[Items listed in a dataset]
######
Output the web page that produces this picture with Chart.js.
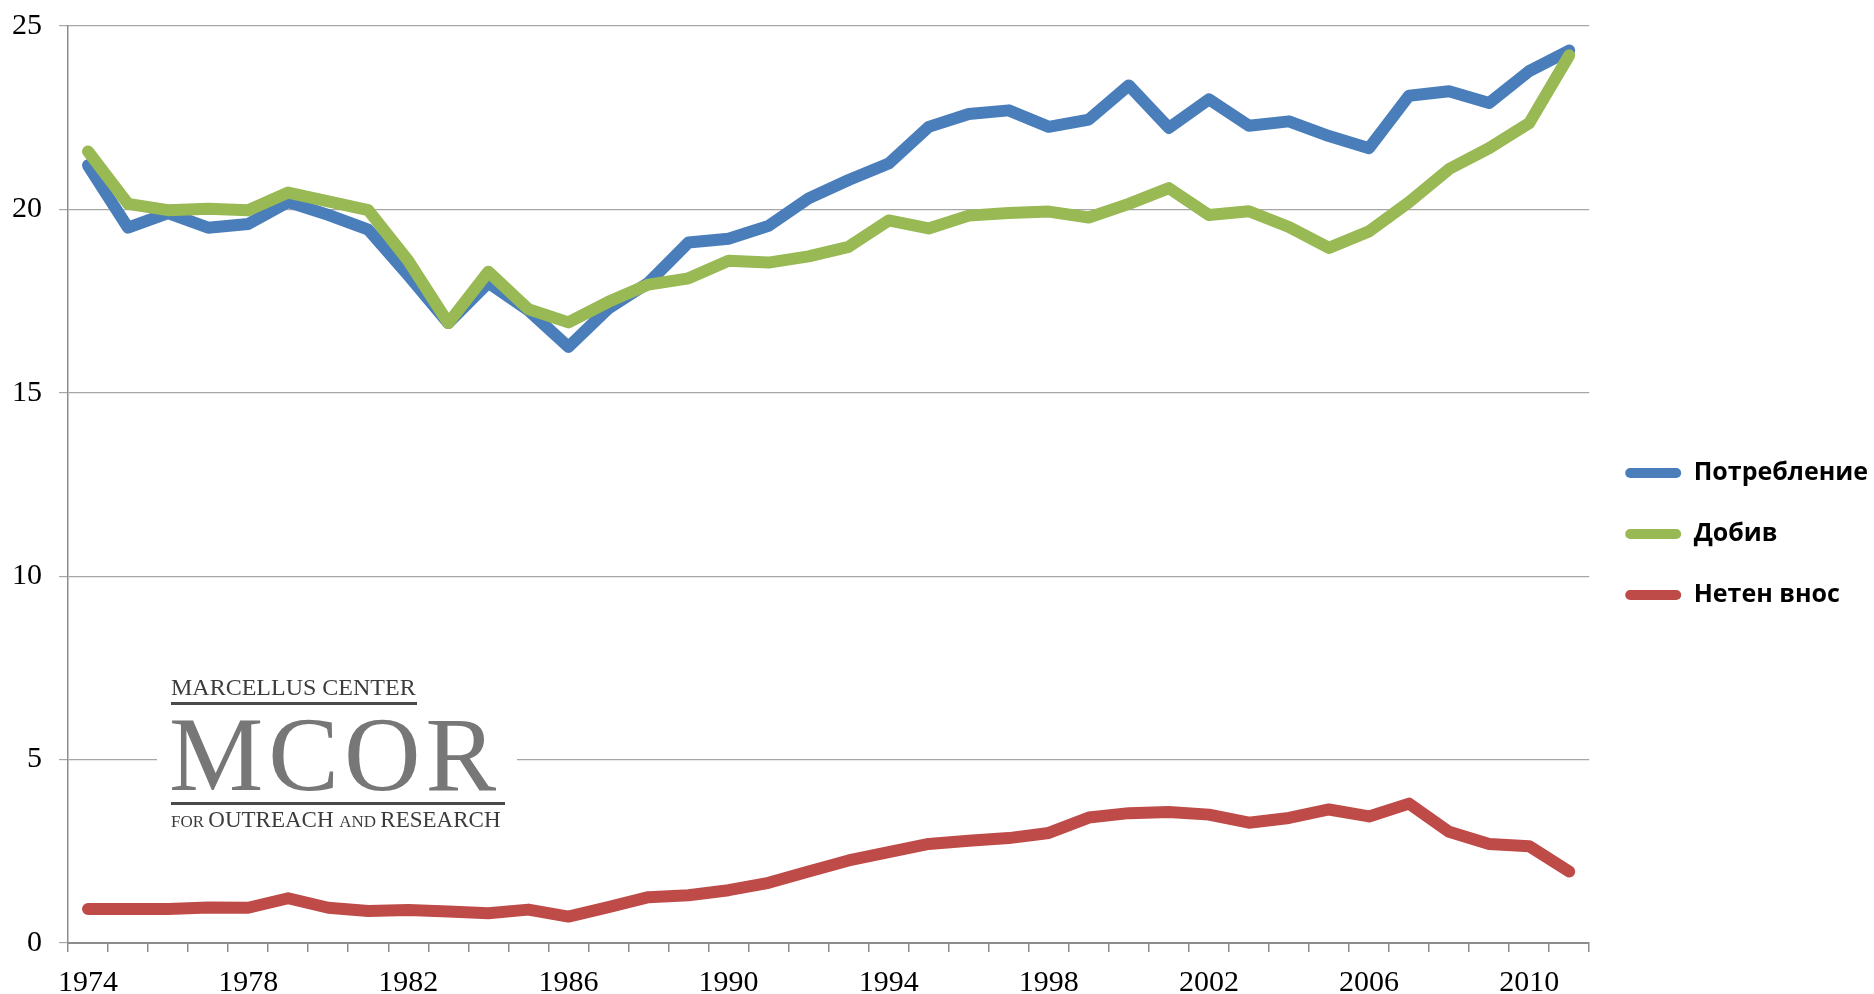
<!DOCTYPE html>
<html>
<head>
<meta charset="utf-8">
<script src="https://cdn.jsdelivr.net/npm/chart.js@4.4.1/dist/chart.umd.min.js"></script>
<style>
  html, body { margin: 0; padding: 0; background: #fff; overflow: hidden; }
  #wrap { width: 1874px; height: 994px; }
</style>
</head>
<body>
<div id="wrap"><canvas id="c" width="1874" height="994"></canvas></div>
<script>
const years = ['1974','1975','1976','1977','1978','1979','1980','1981','1982','1983',
  '1984','1985','1986','1987','1988','1989','1990','1991','1992','1993',
  '1994','1995','1996','1997','1998','1999','2000','2001','2002','2003',
  '2004','2005','2006','2007','2008','2009','2010','2011'];

const consumption = [21.2, 19.5, 19.9, 19.5, 19.6, 20.2, 19.85, 19.45, 18.2, 16.9,
  18.0, 17.25, 16.25, 17.3, 18.0, 19.1, 19.2, 19.55, 20.3, 20.8,
  21.25, 22.25, 22.6, 22.7, 22.25, 22.45, 23.38, 22.22, 23.0, 22.28,
  22.4, 22.0, 21.67, 23.1, 23.22, 22.9, 23.77, 24.33];

const production = [21.58, 20.15, 19.98, 20.02, 19.98, 20.46, 20.22, 19.98, 18.6, 16.9,
  18.3, 17.28, 16.92, 17.48, 17.95, 18.12, 18.6, 18.55, 18.72, 18.98,
  19.7, 19.48, 19.83, 19.9, 19.94, 19.78, 20.15, 20.58, 19.85, 19.95,
  19.52, 18.95, 19.4, 20.2, 21.1, 21.67, 22.35, 24.2];

const netImports = [0.93, 0.93, 0.93, 0.97, 0.96, 1.22, 0.96, 0.87, 0.9, 0.86,
  0.81, 0.91, 0.72, 0.98, 1.25, 1.3, 1.44, 1.64, 1.95, 2.25,
  2.48, 2.7, 2.79, 2.86, 3.0, 3.42, 3.54, 3.57, 3.5, 3.28,
  3.41, 3.64, 3.45, 3.8, 3.03, 2.7, 2.64, 1.95];

const seriesNames = ['Потребление', 'Добив', 'Нетен внос'];
const yTicks = [0, 5, 10, 15, 20, 25];

const logoPlugin = {
  id: 'mcorLogo',
  beforeDatasetsDraw(chart) {
    const { ctx, chartArea } = chart;
    const L = chartArea.left, T = chartArea.top;
    const x0 = L + 103;
    ctx.save();
    ctx.fillStyle = '#ffffff';
    ctx.fillRect(L + 89, T + 642, 360, 170);
    ctx.textBaseline = 'alphabetic';
    ctx.textAlign = 'left';
    ctx.fillStyle = '#3c3c3c';
    ctx.font = '24px "Liberation Serif"';
    ctx.fillText('MARCELLUS CENTER', x0, T + 669);
    ctx.fillStyle = '#4a4a4a';
    ctx.fillRect(x0, T + 676, 246, 3);
    ctx.fillStyle = '#777777';
    ctx.font = '106px "Liberation Serif"';
    try { ctx.letterSpacing = '5px'; } catch (e) {}
    ctx.fillText('MCOR', x0 - 2, T + 764);
    try { ctx.letterSpacing = '0px'; } catch (e) {}
    ctx.fillStyle = '#4a4a4a';
    ctx.fillRect(x0, T + 776, 334, 3);
    ctx.fillStyle = '#3c3c3c';
    const parts = [['FOR ', 17], ['OUTREACH ', 23], ['AND ', 17], ['RESEARCH', 23]];
    let cx = x0;
    parts.forEach(([t, s]) => {
      ctx.font = s + 'px "Liberation Serif"';
      ctx.fillText(t, cx, T + 801);
      cx += ctx.measureText(t).width;
    });
    ctx.restore();
  }
};

const colors = ['#4A7EBB', '#98B954', '#BE4B48'];

new Chart(document.getElementById('c'), {
  type: 'line',
  data: {
    labels: years,
    datasets: [
      { label: seriesNames[0], data: consumption, borderColor: colors[0], backgroundColor: colors[0], order: 2 },
      { label: seriesNames[1], data: production, borderColor: colors[1], backgroundColor: colors[1], order: 1 },
      { label: seriesNames[2], data: netImports, borderColor: colors[2], backgroundColor: colors[2], order: 0 }
    ]
  },
  options: {
    responsive: false,
    animation: false,
    devicePixelRatio: 1,
    layout: { padding: { left: 0, right: -4, top: 26, bottom: 0 } },
    elements: {
      line: { borderWidth: 12, tension: 0, borderCapStyle: 'round', borderJoinStyle: 'round', fill: false },
      point: { radius: 0, hoverRadius: 0 }
    },
    plugins: {
      tooltip: { enabled: false },
      legend: {
        position: 'right',
        align: 'center',
        title: { display: true, text: ' ', font: { size: 10 }, padding: { top: 36, bottom: 0 } },
        labels: {
          boxWidth: 56,
          boxHeight: 10,
          padding: 36,
          color: '#000000',
          useBorderRadius: true,
          borderRadius: 5,
          font: { family: '"Open Sans"', size: 25, weight: 'bold' },
          generateLabels: (chart) => chart.data.datasets.map((ds, i) => ({
            text: ds.label,
            fillStyle: ds.borderColor,
            strokeStyle: ds.borderColor,
            lineWidth: 0,
            borderRadius: 5,
            hidden: false,
            datasetIndex: i,
            fontColor: '#000000'
          }))
        }
      }
    },
    scales: {
      x: {
        type: 'category',
        offset: true,
        afterFit: (scale) => { scale.height = 51; scale.paddingLeft = 0; scale.paddingRight = 0; },
        grid: { display: true, drawOnChartArea: false, drawTicks: true, tickLength: 9, offset: true, color: '#8c8c8c', lineWidth: 1.5 },
        border: { display: true, color: '#8c8c8c', width: 2 },
        ticks: {
          autoSkip: false,
          maxRotation: 0,
          minRotation: 0,
          padding: 16,
          color: '#000000',
          font: { family: '"Liberation Serif"', size: 30, lineHeight: 1.0 },
          callback: function (v, i) { return i % 4 === 0 ? this.getLabelForValue(v) : ''; }
        }
      },
      y: {
        min: 0,
        max: 25,
        afterBuildTicks: (scale) => { scale.ticks = yTicks.map(v => ({ value: v })); },
        afterFit: (scale) => { scale.width = 68; scale.paddingTop = 0; scale.paddingBottom = 0; },
        grid: { color: '#a6a6a6', lineWidth: 1.2, tickLength: 9, drawTicks: true },
        border: { display: true, color: '#8c8c8c', width: 1.5 },
        ticks: {
          padding: 17,
          color: '#000000',
          font: { family: '"Liberation Serif"', size: 30, lineHeight: 1.2 }
        }
      }
    }
  },
  plugins: [logoPlugin]
});
</script>
</body>
</html>
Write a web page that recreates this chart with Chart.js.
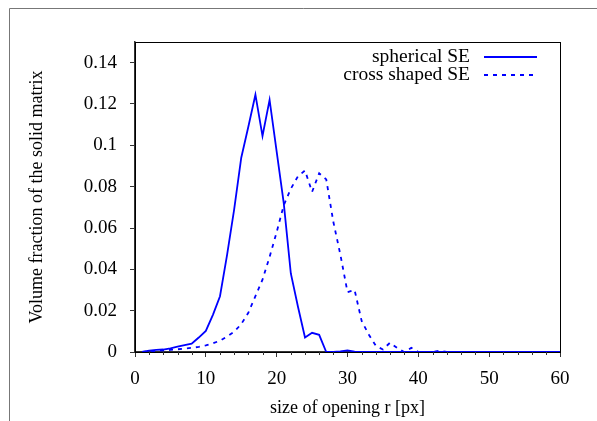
######
EXERCISE DIRECTIONS: Copy all the records above exactly, but leave out the pictures.

ANSWER TO THE EXERCISE:
Output the web page that produces this picture with Chart.js.
<!DOCTYPE html>
<html>
<head>
<meta charset="utf-8">
<script src="https://cdn.jsdelivr.net/npm/chart.js@4.4.1/dist/chart.umd.min.js"></script>
<style>
  html, body { margin: 0; padding: 0; background: #fff; overflow: hidden; }
  #wrap { width: 1874px; height: 994px; }
</style>
</head>
<body>
<div id="wrap"><canvas id="c" width="1874" height="994"></canvas></div>
<script>
const years = ['1974','1975','1976','1977','1978','1979','1980','1981','1982','1983',
  '1984','1985','1986','1987','1988','1989','1990','1991','1992','1993',
  '1994','1995','1996','1997','1998','1999','2000','2001','2002','2003',
  '2004','2005','2006','2007','2008','2009','2010','2011'];

const consumption = [21.2, 19.5, 19.9, 19.5, 19.6, 20.2, 19.85, 19.45, 18.2, 16.9,
  18.0, 17.25, 16.25, 17.3, 18.0, 19.1, 19.2, 19.55, 20.3, 20.8,
  21.25, 22.25, 22.6, 22.7, 22.25, 22.45, 23.38, 22.22, 23.0, 22.28,
  22.4, 22.0, 21.67, 23.1, 23.22, 22.9, 23.77, 24.33];

const production = [21.58, 20.15, 19.98, 20.02, 19.98, 20.46, 20.22, 19.98, 18.6, 16.9,
  18.3, 17.28, 16.92, 17.48, 17.95, 18.12, 18.6, 18.55, 18.72, 18.98,
  19.7, 19.48, 19.83, 19.9, 19.94, 19.78, 20.15, 20.58, 19.85, 19.95,
  19.52, 18.95, 19.4, 20.2, 21.1, 21.67, 22.35, 24.2];

const netImports = [0.93, 0.93, 0.93, 0.97, 0.96, 1.22, 0.96, 0.87, 0.9, 0.86,
  0.81, 0.91, 0.72, 0.98, 1.25, 1.3, 1.44, 1.64, 1.95, 2.25,
  2.48, 2.7, 2.79, 2.86, 3.0, 3.42, 3.54, 3.57, 3.5, 3.28,
  3.41, 3.64, 3.45, 3.8, 3.03, 2.7, 2.64, 1.95];

const seriesNames = ['Потребление', 'Добив', 'Нетен внос'];
const yTicks = [0, 5, 10, 15, 20, 25];

const logoPlugin = {
  id: 'mcorLogo',
  beforeDatasetsDraw(chart) {
    const { ctx, chartArea } = chart;
    const L = chartArea.left, T = chartArea.top;
    const x0 = L + 103;
    ctx.save();
    ctx.fillStyle = '#ffffff';
    ctx.fillRect(L + 89, T + 642, 360, 170);
    ctx.textBaseline = 'alphabetic';
    ctx.textAlign = 'left';
    ctx.fillStyle = '#3c3c3c';
    ctx.font = '24px "Liberation Serif"';
    ctx.fillText('MARCELLUS CENTER', x0, T + 669);
    ctx.fillStyle = '#4a4a4a';
    ctx.fillRect(x0, T + 676, 246, 3);
    ctx.fillStyle = '#777777';
    ctx.font = '106px "Liberation Serif"';
    try { ctx.letterSpacing = '5px'; } catch (e) {}
    ctx.fillText('MCOR', x0 - 2, T + 764);
    try { ctx.letterSpacing = '0px'; } catch (e) {}
    ctx.fillStyle = '#4a4a4a';
    ctx.fillRect(x0, T + 776, 334, 3);
    ctx.fillStyle = '#3c3c3c';
    const parts = [['FOR ', 17], ['OUTREACH ', 23], ['AND ', 17], ['RESEARCH', 23]];
    let cx = x0;
    parts.forEach(([t, s]) => {
      ctx.font = s + 'px "Liberation Serif"';
      ctx.fillText(t, cx, T + 801);
      cx += ctx.measureText(t).width;
    });
    ctx.restore();
  }
};

const colors = ['#4A7EBB', '#98B954', '#BE4B48'];

new Chart(document.getElementById('c'), {
  type: 'line',
  data: {
    labels: years,
    datasets: [
      { label: seriesNames[0], data: consumption, borderColor: colors[0], backgroundColor: colors[0], order: 2 },
      { label: seriesNames[1], data: production, borderColor: colors[1], backgroundColor: colors[1], order: 1 },
      { label: seriesNames[2], data: netImports, borderColor: colors[2], backgroundColor: colors[2], order: 0 }
    ]
  },
  options: {
    responsive: false,
    animation: false,
    devicePixelRatio: 1,
    layout: { padding: { left: 0, right: -4, top: 26, bottom: 0 } },
    elements: {
      line: { borderWidth: 12, tension: 0, borderCapStyle: 'round', borderJoinStyle: 'round', fill: false },
      point: { radius: 0, hoverRadius: 0 }
    },
    plugins: {
      tooltip: { enabled: false },
      legend: {
        position: 'right',
        align: 'center',
        title: { display: true, text: ' ', font: { size: 10 }, padding: { top: 36, bottom: 0 } },
        labels: {
          boxWidth: 56,
          boxHeight: 10,
          padding: 36,
          color: '#000000',
          useBorderRadius: true,
          borderRadius: 5,
          font: { family: '"Open Sans"', size: 25, weight: 'bold' },
          generateLabels: (chart) => chart.data.datasets.map((ds, i) => ({
            text: ds.label,
            fillStyle: ds.borderColor,
            strokeStyle: ds.borderColor,
            lineWidth: 0,
            borderRadius: 5,
            hidden: false,
            datasetIndex: i,
            fontColor: '#000000'
          }))
        }
      }
    },
    scales: {
      x: {
        type: 'category',
        offset: true,
        afterFit: (scale) => { scale.height = 51; scale.paddingLeft = 0; scale.paddingRight = 0; },
        grid: { display: true, drawOnChartArea: false, drawTicks: true, tickLength: 9, offset: true, color: '#8c8c8c', lineWidth: 1.5 },
        border: { display: true, color: '#8c8c8c', width: 2 },
        ticks: {
          autoSkip: false,
          maxRotation: 0,
          minRotation: 0,
          padding: 16,
          color: '#000000',
          font: { family: '"Liberation Serif"', size: 30, lineHeight: 1.0 },
          callback: function (v, i) { return i % 4 === 0 ? this.getLabelForValue(v) : ''; }
        }
      },
      y: {
        min: 0,
        max: 25,
        afterBuildTicks: (scale) => { scale.ticks = yTicks.map(v => ({ value: v })); },
        afterFit: (scale) => { scale.width = 68; scale.paddingTop = 0; scale.paddingBottom = 0; },
        grid: { color: '#a6a6a6', lineWidth: 1.2, tickLength: 9, drawTicks: true },
        border: { display: true, color: '#8c8c8c', width: 1.5 },
        ticks: {
          padding: 17,
          color: '#000000',
          font: { family: '"Liberation Serif"', size: 30, lineHeight: 1.2 }
        }
      }
    }
  },
  plugins: [logoPlugin]
});
</script>
</body>
</html>
Write a web page that recreates this chart with Chart.js.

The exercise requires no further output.